Наступило молчание. Друзья надувшись друг на друга, спустились вниз и часть пути прошли, как незнакомые люди неспешно идущие в ногу. Дмитрий заговорил первым, попросив Сергея свернуть с Причистенки в тихие переулочки старого города, что удлиняло путь и доставляло душе сладкое удовольствие.
Невысокие строения прошлых веков, созданные с любовью и неповторимостью, навевали воспоминания о гоголевских чиновниках, толстовских дворянах, тургеневских дворниках, купцах, хозяевах доходных домов, гусарах, романтичных девицах… И в этой премилой атмосфере ушедшей старины, гармоничными вкраплениями вдруг представали взору новые кирпичные здания в девять и двенадцать этажей, уже прославленные своими обитателями – писателями и артистами, великими учеными… Дмитрий невольно вернулся мыслями к своей царице физике, которая еще терзала отрекшееся сердце тупой щекочущей болью.
– Я словно возвращаюсь к своему счастью, гуляя здесь, – сказал он, проходя сквозь маленький, огороженный сквер.
– А я вижу красивую девушку в красном плаще, которая вышла выгуливать собаку и тоже возвращаюсь к своему недавнему счастью, когда был так же холост, как ты, дуралей.
– И это не смотря на то, что тебя ждет восхитительная женщина, умная и красивая, которая скоро распахнет двери перед тобой, обнимет, расцелует, накормит и распалит наслаждениями эту промерзшую ночь, в которой я поплетусь один на встречу с одиночеством.

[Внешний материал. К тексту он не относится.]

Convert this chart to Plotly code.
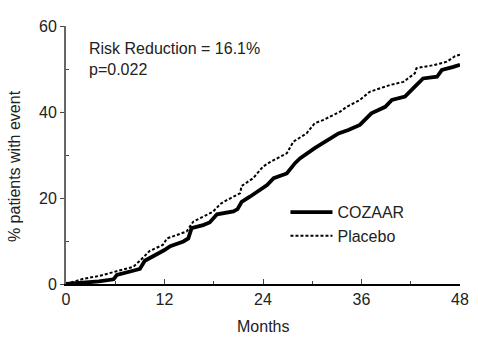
import plotly.graph_objects as go

# Cumulative event curves (% of patients) by month of follow-up
cozaar_months = [0, 2, 4, 5.8, 6.2, 8.4, 9.0, 9.6, 10.8, 12.0, 12.7, 14.3, 14.9, 15.3,
                 16.7, 17.5, 18.4, 20.4, 20.9, 21.4, 22.4, 24.5, 25.3, 26.9, 27.9, 28.5,
                 30.3, 31.3, 33.2, 34.4, 35.8, 37.2, 38.9, 39.7, 41.3, 42.5, 43.5, 45.2,
                 45.8, 47.2, 48.0]
cozaar_pct = [0, 0.3, 0.6, 1.1, 2.1, 3.2, 3.5, 5.4, 6.6, 7.9, 8.8, 9.9, 10.6, 13.0,
              13.7, 14.3, 16.2, 16.9, 17.4, 19.1, 20.3, 23.0, 24.6, 25.7, 28.1, 29.2,
              31.6, 32.7, 35.0, 35.8, 37.0, 39.7, 41.2, 42.8, 43.6, 45.9, 47.8, 48.2,
              49.8, 50.5, 51.0]

placebo_months = [0, 2.1, 4.1, 6.0, 8.2, 9.0, 10.2, 11.8, 12.3, 14.7, 15.5, 17.9, 18.8,
                  19.2, 21.2, 21.4, 22.8, 24.0, 24.9, 26.9, 27.7, 29.3, 30.3, 31.3, 33.4,
                  34.2, 35.8, 37.0, 39.5, 41.1, 42.5, 42.7, 44.8, 46.4, 47.4, 48.0]
placebo_pct = [0, 1.2, 1.9, 2.9, 4.0, 5.4, 7.7, 9.1, 10.6, 12.2, 14.5, 16.8, 18.6,
               19.1, 21.1, 22.8, 24.6, 27.3, 28.4, 30.4, 33.1, 35.0, 37.4, 38.1, 40.1,
               41.2, 42.8, 44.7, 46.3, 47.0, 49.0, 50.2, 50.9, 51.7, 53.0, 53.3]

x_ticks = [0, 12, 24, 36, 48]
y_ticks = [0, 20, 40, 60]
stats_lines = ["Risk Reduction = 16.1%", "p=0.022"]
x_title = "Months"
y_title = "% patients with event"

FONT = "Liberation Sans, Arial, sans-serif"
INK = "#222"

fig = go.Figure()
fig.add_trace(go.Scatter(
    x=cozaar_months, y=cozaar_pct, mode="lines", name="COZAAR",
    line=dict(color="black", width=3.8), cliponaxis=False,
))
fig.add_trace(go.Scatter(
    x=placebo_months, y=placebo_pct, mode="lines", name="Placebo",
    line=dict(color="black", width=2, dash="3px,2px"), cliponaxis=False,
))

# Statistics note in the upper-left corner
fig.add_annotation(
    x=0.053, y=0.955, xref="paper", yref="paper", xanchor="left", yanchor="top",
    text="<br>".join(stats_lines), align="left", showarrow=False,
    font=dict(family=FONT, size=16, color=INK),
)

# Axis titles as annotations so the plot area keeps fixed margins
fig.add_annotation(
    x=0.5, y=-0.163, xref="paper", yref="paper", xanchor="center", yanchor="middle",
    text=x_title, showarrow=False, font=dict(family=FONT, size=16, color=INK),
)
fig.add_annotation(
    x=-0.132, y=0.457, xref="paper", yref="paper", xanchor="center", yanchor="middle",
    text=y_title, textangle=-90, showarrow=False,
    font=dict(family=FONT, size=16, color=INK),
)

fig.update_layout(
    width=478, height=338,
    margin=dict(l=66, r=18, t=26, b=54, autoexpand=False),
    paper_bgcolor="white", plot_bgcolor="white",
    font=dict(family=FONT, size=16, color=INK),
    showlegend=True,
    legend=dict(
        x=0.557, y=0.232, xanchor="left", yanchor="middle",
        bgcolor="rgba(0,0,0,0)", font=dict(family=FONT, size=16, color=INK),
        itemwidth=42, tracegroupgap=0,
    ),
    xaxis=dict(
        range=[0, 48], tickvals=x_ticks, ticktext=[str(v) for v in x_ticks],
        showgrid=False, zeroline=False, showline=True, linecolor="black", linewidth=1.5,
        ticks="inside", ticklen=5, tickcolor="#444", tickwidth=1,
        minor=dict(tickvals=[6, 18, 30, 42], ticks="inside", ticklen=3, tickcolor="#444"),
        tickfont=dict(size=16), automargin=False,
    ),
    yaxis=dict(
        range=[0, 60], tickvals=y_ticks, ticktext=[str(v) for v in y_ticks],
        showgrid=False, zeroline=False, showline=True, linecolor="#666", linewidth=2,
        ticks="outside", ticklen=4, tickcolor="#444", tickwidth=1,
        minor=dict(tickvals=[10, 30, 50], ticks="inside", ticklen=3, tickcolor="#444"),
        tickfont=dict(size=16), automargin=False,
    ),
)

fig.write_html("out.html")
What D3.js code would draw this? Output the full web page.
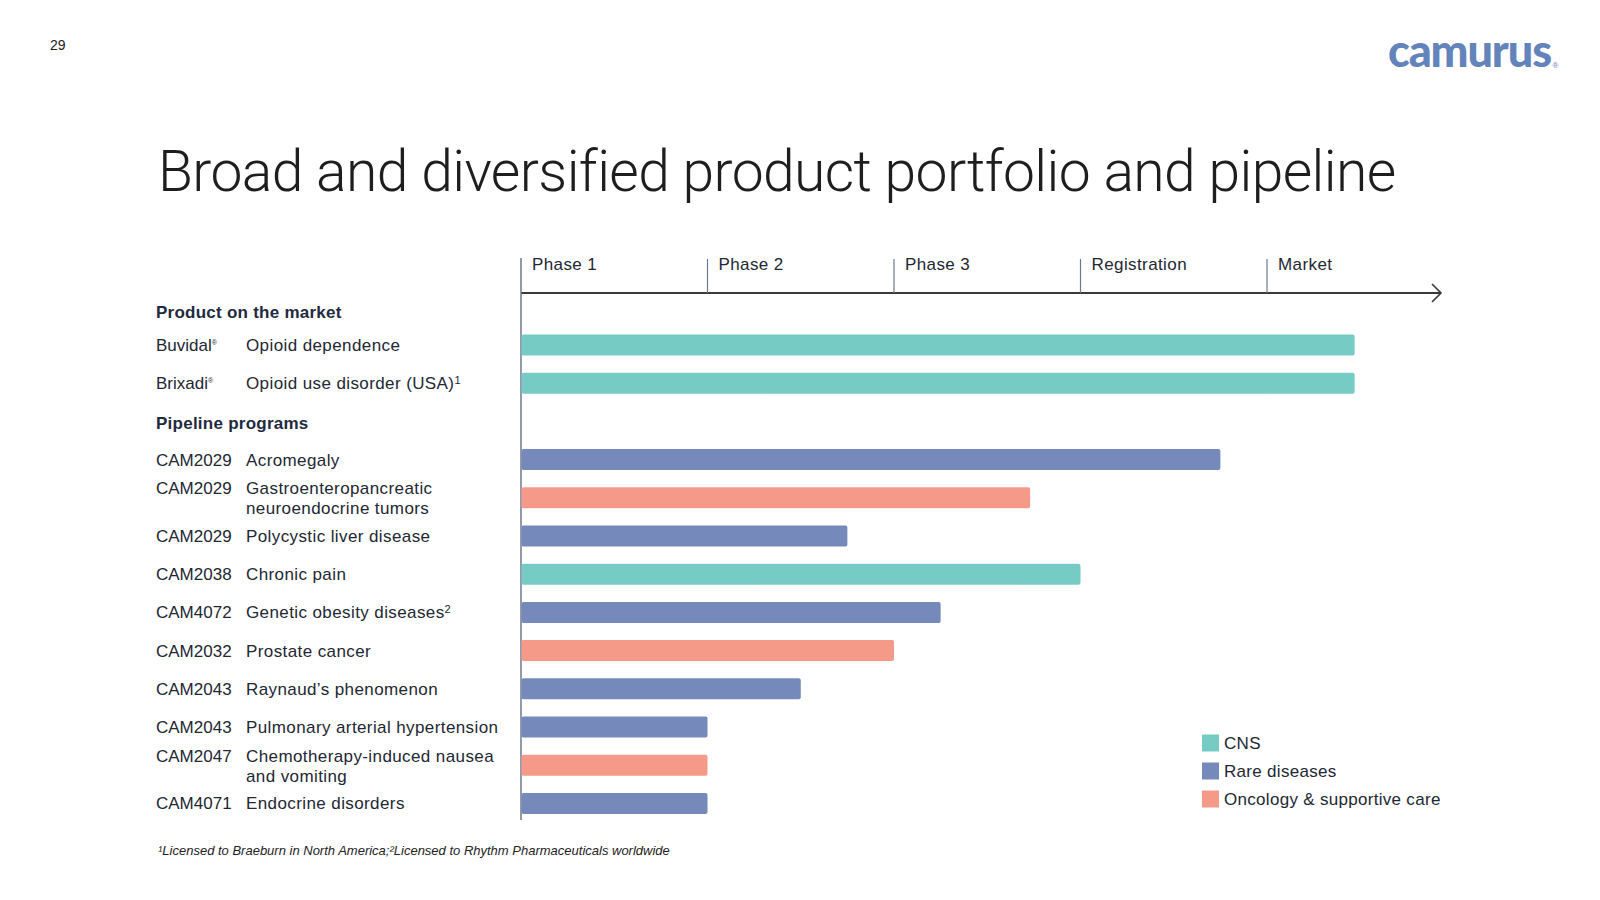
<!DOCTYPE html>
<html>
<head>
<meta charset="utf-8">
<script src="https://cdn.jsdelivr.net/npm/d3@7"></script>
<style>
  html, body { margin: 0; padding: 0; background: #fff; }
  svg { display: block; }
</style>
</head>
<body>
<svg id="chart" width="1600" height="900"></svg>
<script>
// ---------- DATA ----------
const phases = ["Phase 1", "Phase 2", "Phase 3", "Registration", "Market"];
const marketCodes = ["Buvidal", "Brixadi"];
const marketIndications = ["Opioid dependence", "Opioid use disorder (USA)"];
const marketNotes = ["", "1"];
const marketValues = [4.47, 4.47];
const marketAreas = ["CNS", "CNS"];

const pipelineCodes = ["CAM2029", "CAM2029", "CAM2029", "CAM2038", "CAM4072", "CAM2032", "CAM2043", "CAM2043", "CAM2047", "CAM4071"];
const pipelineIndications = [
  ["Acromegaly"],
  ["Gastroenteropancreatic", "neuroendocrine tumors"],
  ["Polycystic liver disease"],
  ["Chronic pain"],
  ["Genetic obesity diseases"],
  ["Prostate cancer"],
  ["Raynaud\u2019s phenomenon"],
  ["Pulmonary arterial hypertension"],
  ["Chemotherapy-induced nausea", "and vomiting"],
  ["Endocrine disorders"]
];
const pipelineNotes = ["", "", "", "", "2", "", "", "", "", ""];
const pipelineValues = [3.75, 2.73, 1.75, 3.0, 2.25, 2.0, 1.5, 1.0, 1.0, 1.0];
const pipelineAreas = ["Rare diseases", "Oncology & supportive care", "Rare diseases", "CNS", "Rare diseases", "Oncology & supportive care", "Rare diseases", "Rare diseases", "Oncology & supportive care", "Rare diseases"];

const areaNames = ["CNS", "Rare diseases", "Oncology & supportive care"];
const areaColors = ["#77cbc5", "#7589ba", "#f59a88"];

const headings = ["Product on the market", "Pipeline programs"];
const titleText = "Broad and diversified product portfolio and pipeline";
const footnote = "\u00b9Licensed to Braeburn in North America;\u00b2Licensed to Rhythm Pharmaceuticals worldwide";

// ---------- BUILD ROWS ----------
const rows = [];
rows.push({id: "h0", type: "heading", text: headings[0]});
marketCodes.forEach((c, i) => rows.push({id: "m" + i, type: "bar", code: c, reg: true, lines: [marketIndications[i]], note: marketNotes[i], value: marketValues[i], area: marketAreas[i]}));
rows.push({id: "h1", type: "heading", text: headings[1]});
pipelineCodes.forEach((c, i) => rows.push({id: "p" + i, type: "bar", code: c, reg: false, lines: pipelineIndications[i], note: pipelineNotes[i], value: pipelineValues[i], area: pipelineAreas[i]}));

// ---------- SCALES ----------
const svg = d3.select("#chart");
const fontMain = "'Liberation Sans', Arial, sans-serif";
const textColor = "#222733";

const x = d3.scaleLinear().domain([0, 5]).range([521, 521 + 5 * 186.5]);
// row centres: evenly spaced points
const y = d3.scalePoint().domain(rows.map(r => r.id)).range([306.8, 306.8 + (rows.length - 1) * 38.2]);
const barH = 21;
const color = d3.scaleOrdinal().domain(areaNames).range(areaColors);

// ---------- PAGE DECOR ----------
svg.append("text").attr("x", 50).attr("y", 50).attr("font-family", fontMain).attr("font-size", 14)
  .attr("fill", "#222").text("29");

const logo = svg.append("text").attr("x", 1388).attr("y", 67).attr("font-family", "Lato, 'Open Sans', sans-serif")
  .attr("font-weight", 900).attr("font-size", 45).attr("fill", "#6383bb").attr("letter-spacing", -1.1).text("camurus");
const logoEnd = 1388 + logo.node().getComputedTextLength();
svg.append("text").attr("x", logoEnd + 1.5).attr("y", 68).attr("font-family", fontMain)
  .attr("font-size", 8).attr("fill", "#6383bb").text("\u00ae");

svg.append("text").attr("x", 158).attr("y", 191).attr("font-family", "Roboto, sans-serif")
  .attr("font-weight", 300).attr("font-size", 57).attr("letter-spacing", -0.6).attr("fill", "#1e1e1e").text(titleText);

// ---------- AXIS ----------
const axisG = svg.append("g");
axisG.append("line").attr("x1", x(0)).attr("x2", 1441).attr("y1", 293).attr("y2", 293)
  .attr("stroke", "#3a3a3a").attr("stroke-width", 1.8);
axisG.append("path").attr("d", `M${1432},${284} L${1441},${293} L${1432},${302}`)
  .attr("fill", "none").attr("stroke", "#3a3a3a").attr("stroke-width", 1.6);
axisG.append("line").attr("x1", x(0)).attr("x2", x(0)).attr("y1", 258).attr("y2", 820)
  .attr("stroke", "#6f7890").attr("stroke-width", 1.5);
const ticks = axisG.selectAll("g.tick").data(phases).join("g").attr("class", "tick")
  .attr("transform", (d, i) => `translate(${x(i)},0)`);
ticks.filter((d, i) => i > 0).append("line").attr("y1", 259).attr("y2", 293)
  .attr("stroke", "#6f7890").attr("stroke-width", 1.2);
ticks.append("text").attr("x", 11).attr("y", 270).attr("font-family", fontMain).attr("font-size", 17)
  .attr("letter-spacing", 0.4).attr("fill", textColor).text(d => d);

// ---------- ROWS ----------
const labelG = svg.append("g").attr("font-family", fontMain).attr("fill", textColor);
rows.filter(r => r.type === "heading").forEach((r, i) => {
  labelG.append("text").attr("x", 156).attr("y", y(r.id) + (i === 0 ? 5 : 2)).attr("dy", "0.35em")
    .attr("font-weight", 700).attr("font-size", 17).attr("letter-spacing", 0.25).attr("fill", "#1f2a3f").text(r.text);
});
const barRows = rows.filter(r => r.type === "bar");
barRows.forEach(r => {
  const c = y(r.id);
  const top = r.lines.length > 1 ? c - 9.5 : c;
  const code = labelG.append("text").attr("x", 156).attr("y", top).attr("dy", "0.35em").attr("font-size", 17);
  code.append("tspan").text(r.code);
  if (r.reg) code.append("tspan").attr("font-size", 7).attr("dy", "-0.9em").text("\u00ae");
  r.lines.forEach((ln, j) => {
    const t = labelG.append("text").attr("x", 246).attr("y", top + j * 20).attr("dy", "0.35em")
      .attr("font-size", 17).attr("letter-spacing", 0.4);
    t.append("tspan").text(ln);
    if (j === r.lines.length - 1 && r.note) t.append("tspan").attr("font-size", 11).attr("dy", "-0.5em").text(r.note);
  });
});

svg.append("g").selectAll("rect").data(barRows).join("rect")
  .attr("x", x(0) + 0.5)
  .attr("y", d => y(d.id) - barH / 2)
  .attr("width", d => x(d.value) - x(0) - 0.5)
  .attr("height", barH)
  .attr("rx", 2)
  .attr("fill", d => color(d.area));

// ---------- LEGEND ----------
const legend = svg.append("g").selectAll("g").data(areaNames).join("g")
  .attr("transform", (d, i) => `translate(1202,${743 + i * 28})`);
legend.append("rect").attr("x", 0).attr("y", -8.5).attr("width", 17).attr("height", 17).attr("fill", d => color(d));
legend.append("text").attr("x", 22).attr("y", 0).attr("dy", "0.35em").attr("font-family", fontMain)
  .attr("font-size", 17).attr("letter-spacing", 0.3).attr("fill", textColor).text(d => d);

// ---------- FOOTNOTE ----------
svg.append("text").attr("x", 158).attr("y", 855).attr("font-family", fontMain).attr("font-style", "italic")
  .attr("font-size", 13).attr("letter-spacing", 0).attr("fill", "#222").text(footnote);
</script>
</body>
</html>
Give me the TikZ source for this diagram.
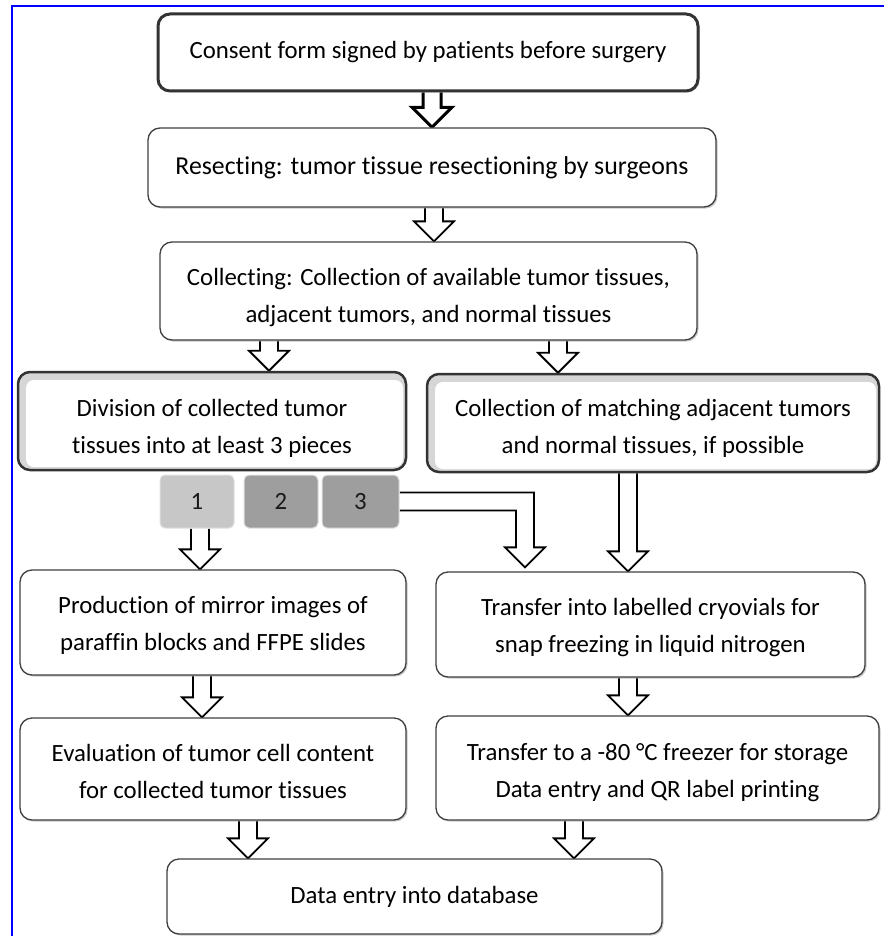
\documentclass[tikz,border=0pt]{standalone}
\usepackage{fontspec}
\setmainfont{Carlito}[Ligatures=NoCommon]
\usetikzlibrary{calc,shadows}
\pgfdeclarelayer{bg}
\pgfsetlayers{bg,main}
\newcommand\padtop[1]{\rule{0pt}{#1}}
\tikzset{
  box/.style={draw=black!75, line width=1.3pt, rounded corners=12pt, fill=white,
    align=center, inner sep=0pt, font=\fontsize{24.8}{37}\selectfont,
    drop shadow={shadow xshift=1.5pt, shadow yshift=-1.5pt, fill=black!35, opacity=0.6}},
  thickbox/.style={box, line width=3pt, draw=black!80},
  glowbox/.style={draw=black!80, line width=2.5pt, rounded corners=12pt, fill=black!16,
    align=center, inner sep=0pt, font=\fontsize{24.8}{37}\selectfont,
    path picture={\fill[white, rounded corners=8pt]
      ([xshift=8pt,yshift=-8pt]path picture bounding box.north west) rectangle
      ([xshift=-3pt,yshift=3pt]path picture bounding box.south east);}},
  piece/.style={rounded corners=5pt, draw=black!12, line width=1pt, inner sep=0pt,
    minimum height=53pt, font=\fontsize{24.8}{28}\selectfont, text=black!90},
  barrowstyle/.style={draw=black, fill=white, line width=1.8pt, line join=miter},
}
% block arrow: #2 = x centre, #3 = from node, #4 = to node
\newcommand\barrow[4][]{%
  \draw[barrowstyle,#1] let \p1=(#3.south), \p2=(#4.north) in
    (#2pt-9pt,\y1) -- (#2pt-9pt,\y2+20pt) -- (#2pt-20pt,\y2+20pt) -- (#2pt,\y2)
    -- (#2pt+20pt,\y2+20pt) -- (#2pt+9pt,\y2+20pt) -- (#2pt+9pt,\y1);}
\begin{document}
\begin{tikzpicture}[x=1pt,y=-1pt]
\useasboundingbox (0,0) rectangle (884,936);
\begin{pgfonlayer}{bg}
\fill[white] (0,0) rectangle (884,936);
\end{pgfonlayer}
\draw[blue, line width=2.5pt] (12,936) -- (12,6) -- (884,6);

\node[thickbox, minimum width=540pt, minimum height=77pt] (consent) at (428,52.5)
  {Consent form signed by patients before surgery};
\node[box, minimum width=568pt, minimum height=79pt, font=\fontsize{25.8}{37}\selectfont] (resect) at (432,167.5)
  {Resecting: tumor tissue resectioning by surgeons};
\node[box, minimum width=537pt, minimum height=98pt] (collect) at (428.5,291)
  {\padtop{30pt}Collecting: Collection of available tumor tissues,\\ adjacent tumors, and normal tissues};
\node[glowbox, minimum width=388pt, minimum height=98pt] (division) at (212,421)
  {\padtop{32pt}Division of collected tumor\\ tissues into at least 3 pieces};
\node[glowbox, minimum width=452pt, minimum height=98pt] (matching) at (653,423)
  {\padtop{28pt}Collection of matching adjacent tumors\\ and normal tissues, if possible};
\node[piece, fill=black!22, minimum width=74pt] (p1) at (197,501.5) {1};
\node[piece, fill=black!38, minimum width=74pt] (p2) at (281,501.5) {2};
\node[piece, fill=black!38, minimum width=77pt] (p3) at (360.5,501.5) {3};
\node[box, minimum width=386pt, minimum height=105pt] (production) at (213,622.5)
  {\padtop{22pt}Production of mirror images of\\ paraffin blocks and FFPE slides};
\node[box, minimum width=429pt, minimum height=105pt] (transfer) at (650.5,624.5)
  {\padtop{24pt}Transfer into labelled cryovials for\\ snap freezing in liquid nitrogen};
\node[box, minimum width=386pt, minimum height=102pt] (evaluation) at (213,769)
  {\padtop{22pt}Evaluation of tumor cell content\\ for collected tumor tissues};
\node[box, minimum width=443pt, minimum height=104pt] (freezer) at (657.5,768)
  {\padtop{26pt}Transfer to a -80 °C freezer for storage\\ Data entry and QR label printing};
\node[box, minimum width=495pt, minimum height=75pt] (data) at (414.5,896.5)
  {Data entry into database};

\begin{pgfonlayer}{bg}
\barrow[line width=3pt]{432}{consent}{resect}
\barrow{434}{resect}{collect}
\barrow{269}{collect}{division}
\barrow{558}{collect}{matching}
\barrow{200}{p1}{production}
\barrow{628}{matching}{transfer}
\barrow{202}{production}{evaluation}
\barrow{628}{transfer}{freezer}
\barrow{248}{evaluation}{data}
\barrow{574}{freezer}{data}
\draw[barrowstyle] let \p1=(p3.east), \p2=(transfer.north) in
  (\x1,\y1+9pt) -- (534pt,\y1+9pt) -- (534pt,\y2+24pt) -- (545pt,\y2+24pt)
  -- (525pt,\y2+4pt) -- (505pt,\y2+24pt) -- (516pt,\y2+24pt) -- (516pt,\y1-9pt) -- (\x1,\y1-9pt);
\end{pgfonlayer}
\end{tikzpicture}
\end{document}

– Как живописуешь! А почему бы тебе не познакомиться с этой девушкой: чем не приключение, которого ты так жаждешь? Это будет похлещи твоих мировых переворотов, – помнишь у Ницше: “Мужчина жаждет опасности и игры, а женщина самая опасная игрушка”, – ведь все твои безумства кипящей крови от неудовлетворенной сексуальности.
– Я подумаю над твоим предложением, – Дмитрий запрыгнул на маленький заборчик клумбы, и оттуда, обеими ногами, в большую лужу, взорвавшуюся тяжелыми комьями мокрого снега.
– Нет, определенно жаль, что ты расходуешь свою энергию столь дурацким образом, – произнес шарахнувшийся от брызг Сергей.
– Я не люблю женщин с собаками! – полупрокричал, полупропел Дмитрий, с ребяческим восторгом преодолевая очередной заборчик. – Помнишь, я в этой школе учился, – сказал он, указывая вправо на маленькое двухэтажное здание из светло-коричневого кирпича.
– Помню, и что?
– Ничего, жизнь хороша!
– Ну, замечательно!
– Замечательно! Как же я люблю вас с Ленкой и… мою покойную бабушку. Ведь это именно она меня в музыкальную школу определила. Она вообще была замечательной женщиной – доброй, мудрой, чуткой, – сейчас таких не встретишь.
– Может, ты вирус подхватил, – этакой всеобщей любви – того и гляди меня заразишь.
– А надо бы – тогда ты и к жене начнешь относиться, как к женщине!
– Вот женишься, я на тебя посмотрю, умник.
– Вот и посмотришь, – крикнул Дмитрий, кидая в друга талый снежок.
– Вот и чудесно, – ответил тем же Сергей.